• _Written instruction_
Write out, word for word, the stretch of lines beginning at the one with "Reproduce this chart" and ending at the one with "-0.15, 0.0, 0.21, 0.38, 0.31, 0.09]", omitting the images.

* Begin *

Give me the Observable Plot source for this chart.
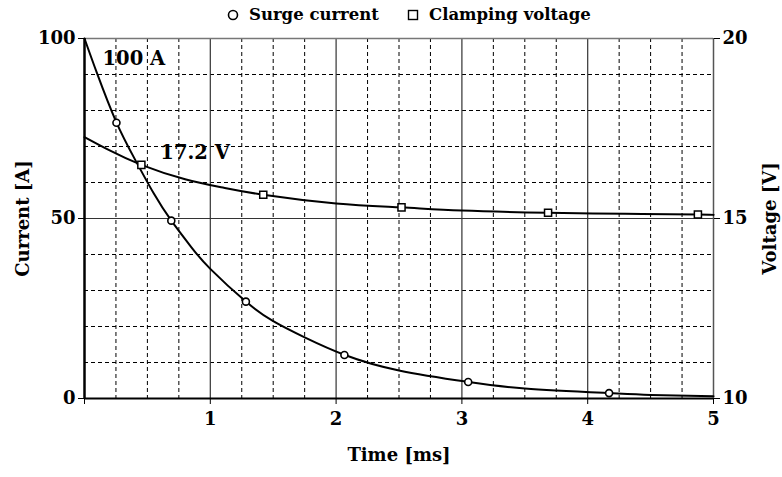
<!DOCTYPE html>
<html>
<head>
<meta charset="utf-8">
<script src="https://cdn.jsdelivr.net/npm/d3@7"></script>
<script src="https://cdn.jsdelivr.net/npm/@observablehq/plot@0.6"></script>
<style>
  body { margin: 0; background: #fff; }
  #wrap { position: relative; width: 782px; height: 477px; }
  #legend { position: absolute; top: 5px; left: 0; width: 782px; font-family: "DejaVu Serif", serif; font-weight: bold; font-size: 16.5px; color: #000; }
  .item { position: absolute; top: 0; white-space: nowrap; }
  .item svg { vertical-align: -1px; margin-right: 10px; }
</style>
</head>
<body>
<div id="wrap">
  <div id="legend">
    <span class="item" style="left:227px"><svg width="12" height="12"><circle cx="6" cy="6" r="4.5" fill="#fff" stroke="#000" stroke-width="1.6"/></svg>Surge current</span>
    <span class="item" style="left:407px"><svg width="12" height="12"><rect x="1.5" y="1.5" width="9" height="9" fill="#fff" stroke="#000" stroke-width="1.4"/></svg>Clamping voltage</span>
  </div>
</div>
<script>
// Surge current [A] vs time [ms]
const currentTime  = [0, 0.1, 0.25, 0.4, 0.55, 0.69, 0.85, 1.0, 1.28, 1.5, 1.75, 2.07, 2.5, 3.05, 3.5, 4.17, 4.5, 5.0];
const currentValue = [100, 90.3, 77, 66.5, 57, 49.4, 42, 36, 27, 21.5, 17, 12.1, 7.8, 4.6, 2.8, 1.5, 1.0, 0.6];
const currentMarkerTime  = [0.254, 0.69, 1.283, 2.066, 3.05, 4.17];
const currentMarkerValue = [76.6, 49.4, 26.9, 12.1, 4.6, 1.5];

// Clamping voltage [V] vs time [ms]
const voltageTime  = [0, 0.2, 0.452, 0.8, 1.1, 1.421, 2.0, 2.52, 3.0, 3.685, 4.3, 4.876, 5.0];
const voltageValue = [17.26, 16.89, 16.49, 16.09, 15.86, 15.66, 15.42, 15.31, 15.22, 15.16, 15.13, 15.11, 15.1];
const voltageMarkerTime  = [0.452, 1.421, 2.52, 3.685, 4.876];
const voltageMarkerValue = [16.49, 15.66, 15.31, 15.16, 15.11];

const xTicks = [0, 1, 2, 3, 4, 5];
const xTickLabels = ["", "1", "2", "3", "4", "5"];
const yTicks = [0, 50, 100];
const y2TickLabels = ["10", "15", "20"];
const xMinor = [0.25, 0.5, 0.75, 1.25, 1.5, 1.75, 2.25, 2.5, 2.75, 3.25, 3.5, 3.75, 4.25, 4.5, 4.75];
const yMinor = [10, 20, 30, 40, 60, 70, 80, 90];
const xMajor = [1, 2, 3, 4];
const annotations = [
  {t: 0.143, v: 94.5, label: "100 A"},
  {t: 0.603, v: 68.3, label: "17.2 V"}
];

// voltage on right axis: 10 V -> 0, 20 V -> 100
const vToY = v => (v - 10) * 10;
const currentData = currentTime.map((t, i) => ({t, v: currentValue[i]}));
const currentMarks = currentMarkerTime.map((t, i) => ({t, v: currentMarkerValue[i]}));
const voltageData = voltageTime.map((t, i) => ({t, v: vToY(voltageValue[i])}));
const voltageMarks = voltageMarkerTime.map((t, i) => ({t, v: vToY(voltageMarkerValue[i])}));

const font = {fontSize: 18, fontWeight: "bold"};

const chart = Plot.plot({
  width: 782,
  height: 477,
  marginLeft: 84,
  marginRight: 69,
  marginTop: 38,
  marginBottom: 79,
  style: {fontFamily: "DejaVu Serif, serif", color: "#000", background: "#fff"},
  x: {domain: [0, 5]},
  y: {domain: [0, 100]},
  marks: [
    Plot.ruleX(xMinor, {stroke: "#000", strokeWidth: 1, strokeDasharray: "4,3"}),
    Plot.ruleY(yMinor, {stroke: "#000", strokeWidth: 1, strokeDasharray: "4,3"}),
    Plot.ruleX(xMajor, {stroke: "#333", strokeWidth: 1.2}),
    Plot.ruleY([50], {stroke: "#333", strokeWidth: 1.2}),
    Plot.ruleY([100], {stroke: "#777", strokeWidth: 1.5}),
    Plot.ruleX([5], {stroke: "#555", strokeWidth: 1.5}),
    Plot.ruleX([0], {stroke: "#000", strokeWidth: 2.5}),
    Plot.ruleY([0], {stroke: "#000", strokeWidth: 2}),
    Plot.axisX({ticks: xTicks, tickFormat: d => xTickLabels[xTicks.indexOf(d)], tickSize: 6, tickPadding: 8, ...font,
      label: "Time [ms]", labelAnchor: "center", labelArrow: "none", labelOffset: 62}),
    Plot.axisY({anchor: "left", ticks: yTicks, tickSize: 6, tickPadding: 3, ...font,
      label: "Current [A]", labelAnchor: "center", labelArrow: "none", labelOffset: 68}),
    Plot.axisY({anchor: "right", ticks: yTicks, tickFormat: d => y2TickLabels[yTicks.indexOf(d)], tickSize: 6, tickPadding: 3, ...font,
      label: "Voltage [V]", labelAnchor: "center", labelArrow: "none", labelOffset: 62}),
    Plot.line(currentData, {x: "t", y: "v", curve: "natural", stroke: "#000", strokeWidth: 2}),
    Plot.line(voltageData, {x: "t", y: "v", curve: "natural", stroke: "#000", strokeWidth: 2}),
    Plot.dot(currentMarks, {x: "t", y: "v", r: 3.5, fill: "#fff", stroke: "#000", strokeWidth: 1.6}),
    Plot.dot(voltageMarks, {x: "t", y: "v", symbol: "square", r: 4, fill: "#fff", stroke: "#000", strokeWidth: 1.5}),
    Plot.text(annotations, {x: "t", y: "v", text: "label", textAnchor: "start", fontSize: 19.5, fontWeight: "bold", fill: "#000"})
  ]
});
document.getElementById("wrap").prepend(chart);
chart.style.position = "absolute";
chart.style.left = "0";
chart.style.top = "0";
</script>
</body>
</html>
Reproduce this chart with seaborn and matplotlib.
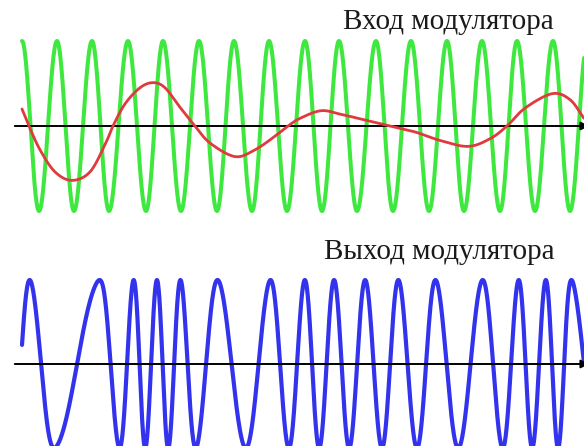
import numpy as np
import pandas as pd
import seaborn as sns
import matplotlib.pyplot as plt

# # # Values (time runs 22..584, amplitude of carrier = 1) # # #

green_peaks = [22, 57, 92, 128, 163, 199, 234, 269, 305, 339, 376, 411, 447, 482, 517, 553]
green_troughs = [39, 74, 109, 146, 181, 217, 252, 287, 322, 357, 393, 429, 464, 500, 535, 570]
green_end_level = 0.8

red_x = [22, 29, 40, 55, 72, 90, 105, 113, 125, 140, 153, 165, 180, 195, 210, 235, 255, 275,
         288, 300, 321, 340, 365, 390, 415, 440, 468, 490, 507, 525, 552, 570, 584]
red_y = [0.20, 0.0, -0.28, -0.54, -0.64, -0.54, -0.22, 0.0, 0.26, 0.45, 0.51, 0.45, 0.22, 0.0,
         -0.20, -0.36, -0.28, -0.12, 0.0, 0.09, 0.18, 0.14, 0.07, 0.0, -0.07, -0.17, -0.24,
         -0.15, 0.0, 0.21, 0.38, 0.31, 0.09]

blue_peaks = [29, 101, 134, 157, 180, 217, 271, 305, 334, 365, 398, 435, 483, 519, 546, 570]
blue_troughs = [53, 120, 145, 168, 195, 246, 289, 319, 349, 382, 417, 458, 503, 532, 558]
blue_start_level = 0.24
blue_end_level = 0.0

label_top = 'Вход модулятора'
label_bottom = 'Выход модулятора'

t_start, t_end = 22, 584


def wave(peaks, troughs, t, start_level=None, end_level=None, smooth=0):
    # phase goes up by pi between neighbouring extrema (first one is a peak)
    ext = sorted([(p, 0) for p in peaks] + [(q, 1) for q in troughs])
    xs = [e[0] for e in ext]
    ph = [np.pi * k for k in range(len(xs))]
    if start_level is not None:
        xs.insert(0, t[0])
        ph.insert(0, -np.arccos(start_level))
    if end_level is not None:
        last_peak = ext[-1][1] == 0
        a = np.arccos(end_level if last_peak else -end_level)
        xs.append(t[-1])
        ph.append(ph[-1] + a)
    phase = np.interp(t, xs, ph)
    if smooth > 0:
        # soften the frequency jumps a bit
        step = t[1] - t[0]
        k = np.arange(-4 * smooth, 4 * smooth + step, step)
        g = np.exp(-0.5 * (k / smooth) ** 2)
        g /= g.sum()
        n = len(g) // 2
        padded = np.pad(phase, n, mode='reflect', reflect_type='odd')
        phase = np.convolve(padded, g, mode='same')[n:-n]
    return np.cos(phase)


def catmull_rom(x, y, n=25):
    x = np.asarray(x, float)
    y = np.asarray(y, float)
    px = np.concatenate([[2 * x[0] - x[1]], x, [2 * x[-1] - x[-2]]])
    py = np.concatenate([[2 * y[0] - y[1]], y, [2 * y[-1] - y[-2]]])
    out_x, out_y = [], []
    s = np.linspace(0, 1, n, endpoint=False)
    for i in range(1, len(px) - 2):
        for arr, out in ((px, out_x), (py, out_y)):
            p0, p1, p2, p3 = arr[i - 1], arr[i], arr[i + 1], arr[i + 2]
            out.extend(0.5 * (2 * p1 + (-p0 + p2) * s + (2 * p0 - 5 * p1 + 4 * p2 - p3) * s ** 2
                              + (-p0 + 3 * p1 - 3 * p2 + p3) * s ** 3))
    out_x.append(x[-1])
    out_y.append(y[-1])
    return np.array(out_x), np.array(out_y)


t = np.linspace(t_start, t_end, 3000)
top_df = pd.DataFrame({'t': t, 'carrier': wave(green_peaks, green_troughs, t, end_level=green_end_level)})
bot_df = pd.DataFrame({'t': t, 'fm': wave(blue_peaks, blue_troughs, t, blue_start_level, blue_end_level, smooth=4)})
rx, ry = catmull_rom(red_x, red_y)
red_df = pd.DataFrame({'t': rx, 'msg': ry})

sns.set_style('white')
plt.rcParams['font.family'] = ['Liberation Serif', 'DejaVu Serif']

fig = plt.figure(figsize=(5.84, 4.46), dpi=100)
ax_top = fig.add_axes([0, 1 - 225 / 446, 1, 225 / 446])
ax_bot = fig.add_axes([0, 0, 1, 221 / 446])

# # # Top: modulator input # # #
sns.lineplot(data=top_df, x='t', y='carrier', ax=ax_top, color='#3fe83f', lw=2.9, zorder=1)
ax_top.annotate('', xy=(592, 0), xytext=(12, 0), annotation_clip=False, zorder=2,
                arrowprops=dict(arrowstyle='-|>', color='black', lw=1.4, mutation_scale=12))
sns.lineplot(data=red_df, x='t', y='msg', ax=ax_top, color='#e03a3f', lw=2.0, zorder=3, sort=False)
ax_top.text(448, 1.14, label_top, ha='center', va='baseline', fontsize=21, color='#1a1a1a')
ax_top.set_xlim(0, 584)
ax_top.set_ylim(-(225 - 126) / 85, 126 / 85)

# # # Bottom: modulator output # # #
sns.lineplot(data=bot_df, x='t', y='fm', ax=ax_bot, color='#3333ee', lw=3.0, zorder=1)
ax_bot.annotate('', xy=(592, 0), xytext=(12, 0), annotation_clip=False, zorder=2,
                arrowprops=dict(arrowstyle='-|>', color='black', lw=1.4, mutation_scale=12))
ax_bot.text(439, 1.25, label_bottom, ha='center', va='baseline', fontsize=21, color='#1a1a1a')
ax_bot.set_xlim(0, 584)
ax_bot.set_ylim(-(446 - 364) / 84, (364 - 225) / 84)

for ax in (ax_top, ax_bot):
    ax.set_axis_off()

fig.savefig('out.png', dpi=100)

* End *

• _Response below_
Reproduce this chart with seaborn and matplotlib.
import numpy as np
import pandas as pd
import seaborn as sns
import matplotlib.pyplot as plt

# # # Values (time runs 22..584, amplitude of carrier = 1) # # #

green_peaks = [22, 57, 92, 128, 163, 199, 234, 269, 305, 339, 376, 411, 447, 482, 517, 553]
green_troughs = [39, 74, 109, 146, 181, 217, 252, 287, 322, 357, 393, 429, 464, 500, 535, 570]
green_end_level = 0.8

red_x = [22, 29, 40, 55, 72, 90, 105, 113, 125, 140, 153, 165, 180, 195, 210, 235, 255, 275,
         288, 300, 321, 340, 365, 390, 415, 440, 468, 490, 507, 525, 552, 570, 584]
red_y = [0.20, 0.0, -0.28, -0.54, -0.64, -0.54, -0.22, 0.0, 0.26, 0.45, 0.51, 0.45, 0.22, 0.0,
         -0.20, -0.36, -0.28, -0.12, 0.0, 0.09, 0.18, 0.14, 0.07, 0.0, -0.07, -0.17, -0.24,
         -0.15, 0.0, 0.21, 0.38, 0.31, 0.09]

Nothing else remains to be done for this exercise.